The Sports pages

Pete Rozelle Killed Baseball

Writing in the Boston Globe Magazine, Charles P. Pierce argues that baseball’s turning point came when NFL commissioner Pete Rozelle used television to turn football into the new national pastime: “Meanwhile, baseball clung to its past the way a dowager clings to the family furs, refusing to acknowledge that it needed to compete as an entertainment entity in the modern era.” The sport is being destroyed not by its economics but by its profound indifference to changes in American culture. The problem is “a fundamental insecurity about where baseball is now in the culture, played out in public by the people who are supposed to love the game the most, and not dissimilar to the insecurity that popped up in some American politicians when the Wall finally fell and bluejeans turned out to matter more to the communists than Marx did.”

Empty Seats Watch, cont’d: To commemorate Luis Castillo’s 35-game hitting streak, Florida Marlins fans stayed away in droves last week. For Friday night’s game—the last in which Castillo collected a hit—only 5,865 turned out. (Pro Player Stadium holds 36,331 for baseball.) The Miami Herald’s Dan Le Batard writes, “Spoiled South Florida has received more good baseball gifts than it has ever merited. This includes no-hitters from Al Leiter, Kevin Brown and A.J. Burnett when the New York Mets have never thrown so much as one of those as a franchise. It includes a World Series trophy when better fans in Boston and Chicago have suffered for generations waiting for just one of those, grandfathers dying and grandkids growing old without ever getting one while the Marlins got theirs in their fifth year.”

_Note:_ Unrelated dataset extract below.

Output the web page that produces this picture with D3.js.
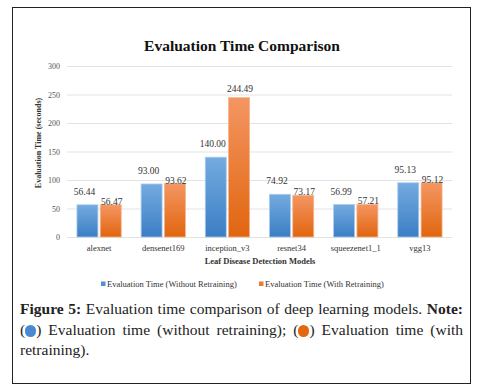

Should MJ have signed with the Lakers? Michael Jordan looks ready to play another season with the Washington Wizards—so bring on the childish sniping from the Chicago papers! The Sun-Times’ Jay Mariotti writes, “His biggest mistake was not accepting the $1 million offer of Phil Jackson last summer and winning another ring. That way, he wouldn’t have played 40 hard minutes a game during the first half of the season, which wore him down and turned his experience bittersweet. … Jordan was too short-sighted to see that far. He wanted to come back his way, by building the highest wall possible and showing us he still could leap over it. If mushy knees and a dubious roster wouldn’t let him succeed last season, why would he this season?”

Hands off Barry Bonds! In recent weeks, columnists have urged that Barry Bonds be tested for steroids—the reason being that the slugger’s home-run total leaped from 49 in 2000 to 73 in 2001, and that such a jump would have been almost impossible without a strong dose of muscle juice. Writing for the Seattle Post-Intelligencer, Leonard Koppett says such outbursts are nothing new. Davey Johnson hit 43 homers in 1973 but never reached 20 again. And “[w]hat about Brady Anderson, who hit 50 homers in 1996? His previous high had been 21 in seven big-league seasons, and in the next five he attained 20 only once (24 in 1999). Is that suspicious?”

“In a big-league season, about 550,000 pitches are thrown. Last year, only 5,500—one out of 100—ended up as homers. Fifty years ago it was one out of 125. An increase from eight-tenths of 1 percent to 1 percent over a half-century is because of style, intent and expansion.”

Next, the Red Sox refuse to play in the World Series: Boston pitcher John Burkett says that he won’t play in this year’s All-Star Game if selected, figuring his nonparticipation will somehow hurt MLB commissioner Bud Selig. The Cleveland Plain Dealer’s Bud Shaw replies, “Who do you think you are? Gandhi? If Burkett wants to make a symbolic gesture with some pseudo-principled act of protest, let him go on a hunger strike until Selig reduces the price of stadium bratwurst for All-Star Game fans.”